ON U.S. NAVY SHIP - Page 1
The USS Liberty is attacked by Israel with aircraft and torpedoes.

Israel Makes Unprovoked Attack on U.S. Navy Ship
The USS LIBERTY is attacked by Israel with aircraft and torpedo boats
Killing 34 and wounding 173. The dispute continues to this day.

Ctsy: U.S. Navy

The USS Liberty incident was an attack on a U.S. Navy signals intelligence ship, USS Liberty, in international waters about 12.5 nautical miles from the coast of the Sinai Peninsula, north of the Egyptian town of El Arish, by Israeli fighter planes and torpedo boats on June 8, 1967.

It occurred during the Six-Day War, a conflict between Israel and the Arab states of Egypt, Jordan, Syria and Iraq. The Israeli attack killed 34 U.S. servicemen and wounded at least 173. The attack was the second-deadliest against a U.S. warship since the end of World War II, surpassed only by the Iraqi Exocet missile attack on the USS Stark on May 17, 1987, and marked the single greatest loss of life by the U.S. intelligence community.

USS LIBERTY in Cheasapeake Bay
Ctsy: U.S. Navy

The Israeli and American governments conducted multiple inquiries into the incident, and issued reports concluding that the attack was the result of a mistake, caused by confusion among the Israeli attackers about the precise identity of the USS Liberty. These conclusions have been challenged, most notably by an organization of Liberty survivors as well as by some key former high-ranking U.S. officials who were in office at the time. These skeptics have included Secretary of State Dean Rusk, the Chairman of the Joint Chiefs of Staff, the Director of the NSA, and the senior legal counsel to the U.S. Navy Court of Inquiry into the incident. While the matter is officially closed for purposes of Israeli-American relations, it remains controversial in public discussion.
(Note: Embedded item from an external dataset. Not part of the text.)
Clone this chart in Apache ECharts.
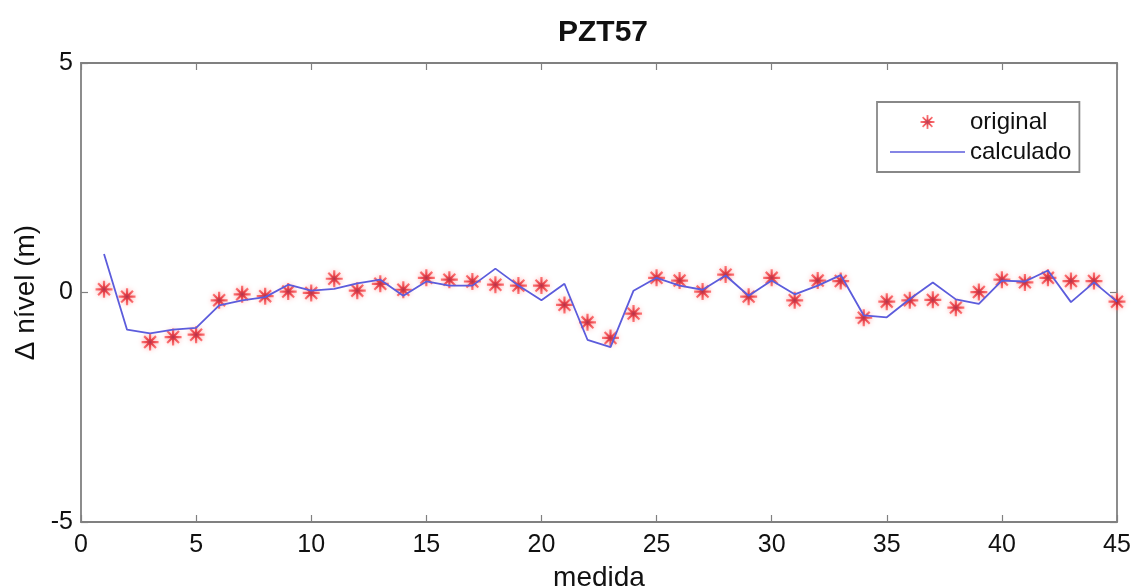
<!DOCTYPE html>
<html>
<head>
<meta charset="utf-8">
<script src="https://cdn.jsdelivr.net/npm/echarts@6/dist/echarts.min.js"></script>
<style>html,body{margin:0;padding:0;background:#fff}#c{width:1132px;height:588px}</style>
</head>
<body>
<div id="c"></div>
<script>
const medida = [1,2,3,4,5,6,7,8,9,10,11,12,13,14,15,16,17,18,19,20,21,22,23,24,25,26,27,28,29,30,31,32,33,34,35,36,37,38,39,40,41,42,43,44,45];
const original = [0.07,-0.09,-1.08,-0.97,-0.92,-0.17,-0.04,-0.08,0.02,-0.01,0.30,0.04,0.19,0.06,0.32,0.28,0.24,0.17,0.15,0.15,-0.27,-0.65,-0.99,-0.46,0.32,0.26,0.02,0.39,-0.09,0.32,-0.17,0.26,0.25,-0.55,-0.20,-0.17,-0.16,-0.33,0.01,0.28,0.22,0.32,0.25,0.25,-0.20];
const calculado = [0.84,-0.81,-0.89,-0.81,-0.77,-0.28,-0.17,-0.10,0.17,0.04,0.08,0.20,0.28,-0.07,0.24,0.15,0.15,0.52,0.15,-0.17,0.19,-1.03,-1.19,0.04,0.32,0.15,0.06,0.37,-0.07,0.26,-0.04,0.15,0.38,-0.50,-0.54,-0.14,0.22,-0.15,-0.25,0.26,0.24,0.48,-0.21,0.22,-0.20];
const xTicks = [0,5,10,15,20,25,30,35,40,45];
const yTicks = [-5,0,5];

const star = 'path://M-1.3,-10L1.3,-10L1.3,10L-1.3,10Z M-10,-1.3L10,-1.3L10,1.3L-10,1.3Z M-6.1,-7.9L7.9,6.1L6.1,7.9L-7.9,-6.1Z M6.1,-7.9L7.9,-6.1L-6.1,7.9L-7.9,6.1Z';
const lineIcon = 'path://M0,0L100,0L100,2L0,2Z';
const frame = '#808080';
const font = 'Liberation Sans, Arial, sans-serif';
const blue = '#5c5cdc';

const starFill = new echarts.graphic.RadialGradient(0.5, 0.5, 0.5, [
  {offset:0, color:'#9a1030'},
  {offset:0.35, color:'#e0202a'},
  {offset:1, color:'#ff5a5a'}
]);

const chart = echarts.init(document.getElementById('c'), null, {renderer:'canvas'});
const axisCommon = {
  axisLine:{show:true, onZero:false, lineStyle:{color:frame, width:1.8}},
  axisTick:{show:true, inside:true, length:7, lineStyle:{color:frame, width:1.2}},
  splitLine:{show:false}
};
chart.setOption({
  animation:false,
  backgroundColor:'#fff',
  title:{text:'PZT57', left:598, textAlign:'center', top:13,
    textStyle:{fontFamily:font, fontSize:30, fontWeight:'bold', color:'#111'}},
  legend:{
    orient:'vertical', left:877, top:102, padding:[8,8,8,13],
    itemWidth:75, itemHeight:14, itemGap:6,
    borderColor:'#888', borderWidth:1.8, backgroundColor:'#fff',
    textStyle:{fontFamily:font, fontSize:24, color:'#111'},
    data:[{name:'original'}, {name:'calculado', icon:lineIcon}]
  },
  grid:{left:81, right:15, top:63, bottom:66, show:false, containLabel:false, outerBoundsMode:'none'},
  xAxis:[
    Object.assign({type:'value', min:0, max:45, interval:5, position:'bottom',
      name:'medida', nameLocation:'middle', nameGap:42,
      nameTextStyle:{fontFamily:font, fontSize:28, color:'#111'},
      axisLabel:{fontFamily:font, fontSize:25, color:'#111', margin:11,
        customValues:xTicks}}, axisCommon),
    Object.assign({type:'value', min:0, max:45, interval:5, position:'top',
      axisLabel:{show:false}}, axisCommon)
  ],
  yAxis:[
    Object.assign({type:'value', min:-5, max:5, interval:5, position:'left',
      name:'Δ nível (m)', nameLocation:'middle', nameGap:38,
      nameTextStyle:{fontFamily:font, fontSize:28, color:'#111'},
      axisLabel:{fontFamily:font, fontSize:25, color:'#111', margin:8,
        customValues:yTicks}}, axisCommon),
    Object.assign({type:'value', min:-5, max:5, interval:5, position:'right',
      axisLabel:{show:false}}, axisCommon)
  ],
  series:[
    {name:'calculado', type:'line', xAxisIndex:0, yAxisIndex:0,
      data:medida.map((m,i)=>[m,calculado[i]]), symbol:'none', z:3,
      lineStyle:{color:blue, width:1.8}, itemStyle:{color:blue}},
    {name:'original', type:'scatter', xAxisIndex:0, yAxisIndex:0,
      data:medida.map((m,i)=>[m,original[i]]), symbol:star, symbolSize:17, symbolKeepAspect:true, z:2,
      itemStyle:{color:starFill, shadowBlur:5, shadowColor:'rgba(255,90,90,0.6)'}}
  ]
});
</script>
</body>
</html>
Israel's official position is that the attack was not the result of an intentional targeting of an American ship. Israeli officials say they were assured by the United States that no U.S. ships were in the area, and that its air and naval forces mistakenly identified Liberty as the Egyptian vessel El Quseir. Supporters of this position say Israel had no motive for a surprise attack on an important ally. They also note that the tense atmosphere of the Six-Day War created the possibility of such mistakes, and point out that the U.S. government, concerned about such dangers, ordered the Liberty further away from shore (although the Liberty — despite being an NSA electronics signals listening ship with extensive communications equipment — claims that communications failures kept the order from arriving in time). Finally, they note that the United States has several times mistakenly attacked its own and allied forces in so-called friendly fire incidents.

Others claim that the attack was deliberate and premeditated. They note that the Liberty was more than twice as large as the El Quseir, and was clearly designated with Latin rather than Arabic letters and numbers. Proponents include surviving Liberty crewmen, and some former U.S. government officials, including then-CIA director Richard Helms and then-Secretary of State Dean Rusk as well as Admiral Thomas Hinman Moorer, former Chief of Naval Operations and Chairman of the Joint Chiefs of Staff.

On December 17, 1987, the issue was officially closed by the two governments through an exchange of diplomatic notes. Israel also eventually paid nearly $13 million in humanitarian reparations to the United States and in compensation to the families of the victims.

The attack on the Liberty

Ctsy: U.S. Navy

USS Liberty was originally the 7,725-ton (light) civilian cargo ship Simmons Victory (a Victory Ship, the follow-on series to the famous Liberty Ships). She was acquired by the United States Navy, converted to an Auxiliary Technical Research Ship (AGTR), and began her first deployment in 1965 , to waters off the west coast of Africa. She carried out several more operations during the next two years. During the Six-Day War between Israel and the Arab nations, she was sent to collect electronic intelligence in the eastern Mediterranean.

On June 4, 1967, the day before the start of the Six-Day War, Israel asked if the United States had any ships in the region. The U.S. said it did not, and United States Ambassador Goldberg announced in the United Nations that the U.S. had no ships within 350 - 400 miles, despite Arab complaints that the U.S. and British were supporting Israel in the conflict. At the time the statement was made, this was the case, since the Liberty was just entering the Mediterranean Sea but would ultimately steam to within a few miles of the Sinai Pensinsula.

Numerous messages were sent by the U.S. Navy to the Liberty, repeatedly changing its operational area, variously ordering the Liberty 33 miles away from the conflict and at others as close as 6.5 miles from Israel. On the night of June 7 Washington time, early morning on June 8, the Pentagon issued an order to Sixth Fleet headquarters to tell the Liberty to come no closer than 100 nautical miles (185 km) to Israel, Syria, or the Sinai coast By the time that warning was sent, the Liberty was already cruising 10-12 miles off the coast of Israel and the Sinai. However, due to a long series of administrative and communications problems, the message to withdraw was not transmitted on the frequency Liberty monitored for orders until after the attack.